Sejm nie wybierze w piątek Rzecznika Praw Dziecka
Marszałek Sejmu Marek Jurek poinformował, że Rzecznika Praw Dziecka Sejm będzie wybierał na
następnym posiedzeniu - w przyszłym tygodniu. Podkreślił, że nadal
są dwie kandydatki: posłanka PiS Anna Pakuła-Sacharczuk i
prawniczka Anna Leśnodorska, rekomendowana przez PO.
17.02.2006 | aktual.: 17.02.2006 17:54
Marszałek dodał, że "nie widzi możliwości rozszerzenia dziś obowiązującej listy kandydatów". Chodzi o Annę Sobecką (LPR), która we wtorek nieoczekiwanie zrezygnowała z kandydowania na RPD, a w czwartek zmieniła zdanie.

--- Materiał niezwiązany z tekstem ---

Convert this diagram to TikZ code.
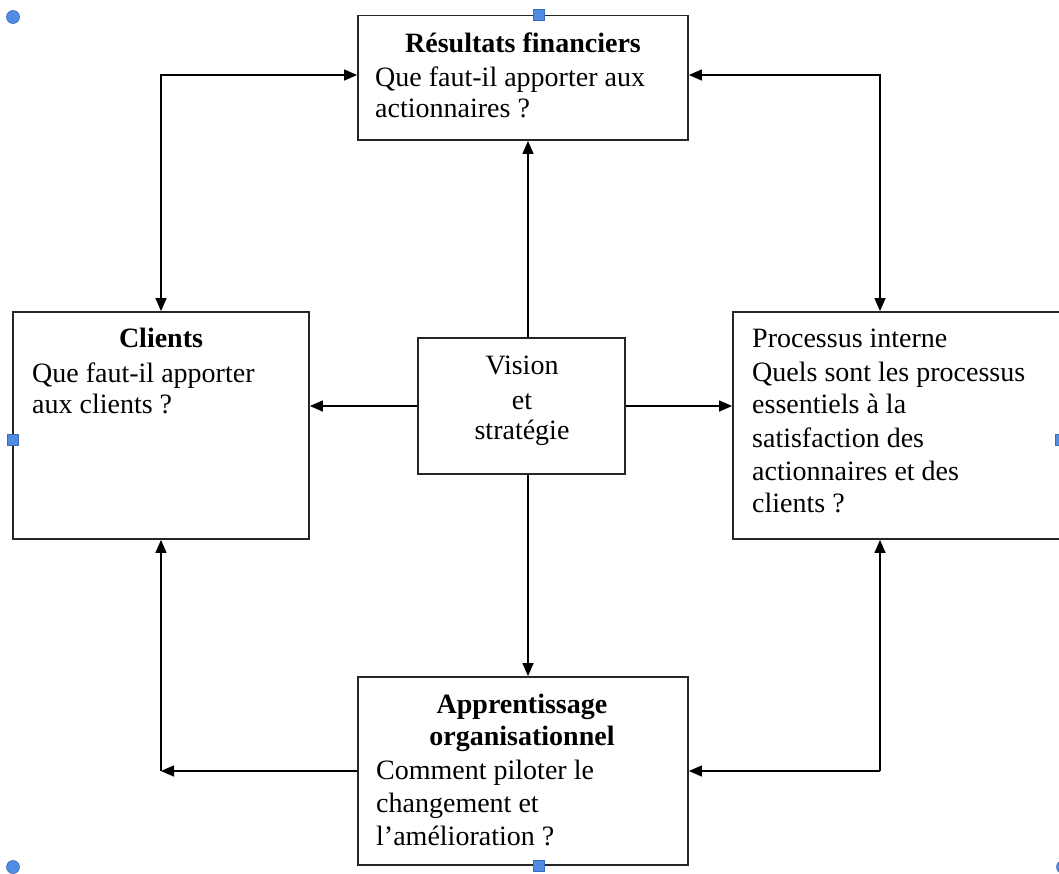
\documentclass[tikz,border=0pt]{standalone}
\usepackage{fontspec}
\setmainfont{Liberation Serif}
\usetikzlibrary{arrows.meta}
\definecolor{handle}{RGB}{80,140,226}
\definecolor{handleline}{RGB}{58,108,188}
\begin{document}
\begin{tikzpicture}[x=1pt,y=-1pt,
  box/.style={draw=black!85, line width=1.8pt, fill=white, inner sep=0pt},
  txt/.style={inner sep=0pt, font=\fontsize{28}{33}\selectfont},
  head/.style={inner sep=0pt, font=\fontsize{28}{33}\selectfont\bfseries},
  tip/.style={Triangle[length=13pt,width=11pt]},
  link/.style={line width=1.3pt, -{Triangle[length=13pt,width=11pt]}},
  twoway/.style={line width=1.3pt, {Triangle[length=13pt,width=11pt]}-{Triangle[length=13pt,width=11pt]}},
  dot/.style={circle, fill=handle, draw=handleline, line width=0.6pt, minimum size=13pt, inner sep=0pt},
  sq/.style={rectangle, fill=handle, draw=handleline, line width=0.6pt, minimum size=11pt, inner sep=0pt}]
\useasboundingbox (0,0) rectangle (1059,873);

% boxes
\node[box, minimum width=330pt, minimum height=124.5pt] (fin)    at (523,77.75) {};
\node[box, minimum width=296pt, minimum height=227pt]   (cli)    at (161,425.5) {};
\node[box, minimum width=329pt, minimum height=227pt]   (proc)   at (897.5,425.5) {};
\node[box, minimum width=207pt, minimum height=136pt]   (vis)    at (521.5,406) {};
\node[box, minimum width=330pt, minimum height=188pt]   (learn)  at (523,771) {};

% texts
\node[head, anchor=base] (finT)  at (523,52) {Résultats financiers};
\node[txt, anchor=base west] (finA) at (375,86) {Que faut-il apporter aux};
\node[txt, anchor=base west] (finB) at (375,117) {actionnaires ?};

\node[head, anchor=base] (cliT)  at (161,347) {Clients};
\node[txt, anchor=base west] (cliA) at (32,382) {Que faut-il apporter};
\node[txt, anchor=base west] (cliB) at (32,413) {aux clients ?};

\node[txt, anchor=base west] (procT) at (752,347) {Processus interne};
\node[txt, anchor=base west] (procA) at (752,381) {Quels sont les processus};
\node[txt, anchor=base west] (procB) at (752,413) {essentiels à la};
\node[txt, anchor=base west] (procC) at (752,447) {satisfaction des};
\node[txt, anchor=base west] (procD) at (752,480) {actionnaires et des};
\node[txt, anchor=base west] (procE) at (752,512) {clients ?};

\node[txt, anchor=base] (visA) at (522,374) {Vision};
\node[txt, anchor=base] (visB) at (522,409) {et};
\node[txt, anchor=base] (visC) at (522,439) {stratégie};

\node[head, anchor=base] (learnT) at (522,713) {Apprentissage};
\node[head, anchor=base] (learnU) at (522,745) {organisationnel};
\node[txt, anchor=base west] (learnA) at (376,779) {Comment piloter le};
\node[txt, anchor=base west] (learnB) at (376,812) {changement et};
\node[txt, anchor=base west] (learnC) at (376,845) {l’amélioration ?};

% elbow points of the outer loop
\coordinate (tl) at (161,75);
\coordinate (tr) at (880,75);
\coordinate (bl) at (161,771);
\coordinate (br) at (880,771);
\coordinate (vx) at (528,0);

% connectors from the centre
\draw[link] (vis.north -| vx) -- (fin.south -| vx);
\draw[link] (vis.south -| vx) -- (learn.north -| vx);
\draw[link] (vis.west) -- (cli.east |- vis.west);
\draw[link] (vis.east) -- (proc.west |- vis.east);

% outer loop
\draw[twoway] (fin.west |- tl) -- (tl) -- (cli.north);
\draw[twoway] (fin.east |- tr) -- (tr) -- (tr |- proc.north);
\draw[link] (learn.west) -- (bl);
\draw[link] (bl) -- (cli.south);
\draw[link] (br) -- (learn.east);
\draw[link] (br) -- (br |- proc.south);

% selection handles
\node[dot] (h1) at (13,17) {};
\node[dot] (h2) at (13,867) {};
\node[dot] (h3) at (1063,867) {};
\node[sq] (h4) at (539,15) {};
\node[sq] (h5) at (13,440) {};
\node[sq] (h6) at (1061,440) {};
\node[sq] (h7) at (539,866) {};
\end{tikzpicture}
\end{document}
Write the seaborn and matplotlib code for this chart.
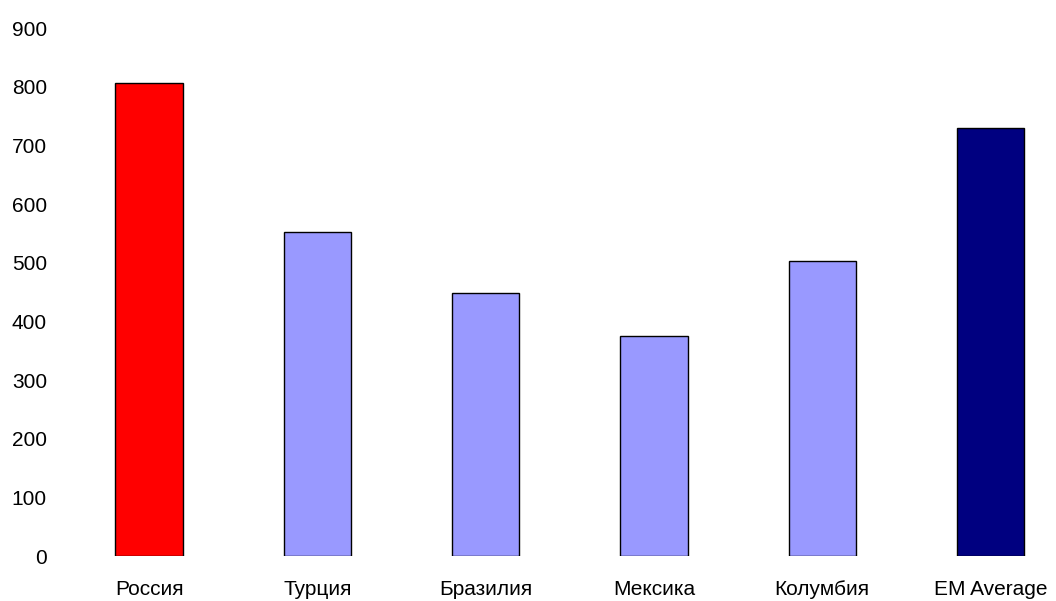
import matplotlib
matplotlib.use("Agg")
import matplotlib.pyplot as plt
import seaborn as sns
import pandas as pd

categories = ["Россия", "Турция", "Бразилия", "Мексика", "Колумбия", "EM Average"]
values = [807, 552, 448, 375, 503, 729]
colors = ["#FF0000", "#9999FF", "#9999FF", "#9999FF", "#9999FF", "#000080"]
y_ticks = [0, 100, 200, 300, 400, 500, 600, 700, 800, 900]

sns.set_style("white")
plt.rcParams["font.family"] = ["Liberation Sans", "DejaVu Sans"]

df = pd.DataFrame({"country": categories, "value": values})

fig = plt.figure(figsize=(10.56, 6.01), dpi=100)
ax = fig.add_axes([65 / 1056, 45 / 601, (1056 - 65) / 1056, 528 / 601])

sns.barplot(
    data=df, x="country", y="value", hue="country",
    palette=dict(zip(categories, colors)), order=categories, saturation=1,
    width=0.4, edgecolor="black", linewidth=1.0, legend=False, ax=ax,
)

ax.set_xlim(-0.5, 5.389)
ax.set_ylim(0, 900)
ax.set_yticks(y_ticks)
ax.set_xlabel("")
ax.set_ylabel("")
for side in ["top", "right", "left", "bottom"]:
    ax.spines[side].set_visible(False)
ax.tick_params(axis="y", length=0, pad=13, labelsize=15, labelcolor="black")
ax.tick_params(axis="x", length=0, pad=17, labelsize=15, labelcolor="black")
ax.grid(False)

fig.savefig("out.png", dpi=100)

Nie chodzi o nieżyczliwość wobec jakiejkolwiek kandydatury - zapewniał Jurek.
Przyznał też, że proponował potraktowanie tej sprawy jako zupełnie wyjątkowej, jako błędu i dopuszczenie kandydowania przez Sobecką. Ta propozycja została jednak odrzucona przez opozycyjne kluby parlamentarne. Decyzja marszałka w tej sytuacji byłaby możliwa, ale tworzyłaby precedens o bardzo niebezpiecznych konsekwencjach - poinformował Jurek.
Dodał, że o przełożenie głosowania wniosły trzy kluby, które wspólnie mają większość w Izbie, a PSL poparło wniosek. Kluby, które były zainteresowane zyskaniem czasu na przygotowanie stanowiska w sprawie wyboru RPD, mają pełna możliwość wykorzystania tego czasu - zaznaczył marszałek.
Po tym, jak marszałek poinformował o swojej decyzji podjętej na spotkaniu Konwentu Seniorów, Anna Sobecka powiedziała z trybuny sejmowej, że marszałkowi "chodziło o publiczne upokorzenie" jej. Powiedziała, że ze zdumieniem przyjęła decyzję podaną przez Jurka. Pan marszałek nie mógł wziąć pod uwagę mojej rezygnacji, dlatego że pod tą rezygnacją nie ma autentycznego mojego podpisu, jest tam ksero podpisu - oświadczyła. Według niej marszałek przekazał podjęcie decyzji w tej sprawie dwóm klubom - SLD i PO.
Przed chwilą wszyscy (...) zobaczyli, do czego prowadzi uprzejmość i czasami dopuszczanie do głosu - powiedział marszałek. Dodał, że "padły bardzo poważne i wiążące stwierdzenia i sprawa będzie musiała być wyjaśniona". Potem marszałek powiedział dziennikarzom, że jest skonsternowany całą sytuacją. Naprawdę, ze względów osobistych nie można sprowadzać obrad Sejmu do takiego poziomu - ocenił Jurek
Podkreślił, że Sobecka, prowadząc niedawno obrady sejmowej Komisji Rodziny i Praw Kobiet, traktowała swoją kandydaturę na RPD, jako nieaktualną. Do tego stopnia, że nawet zgodziła się przedstawiać Sejmowi sprawozdanie komisji dotyczące innych kandydatur, wśród których jej własnej kandydatury nie było - zaznaczył Jurek.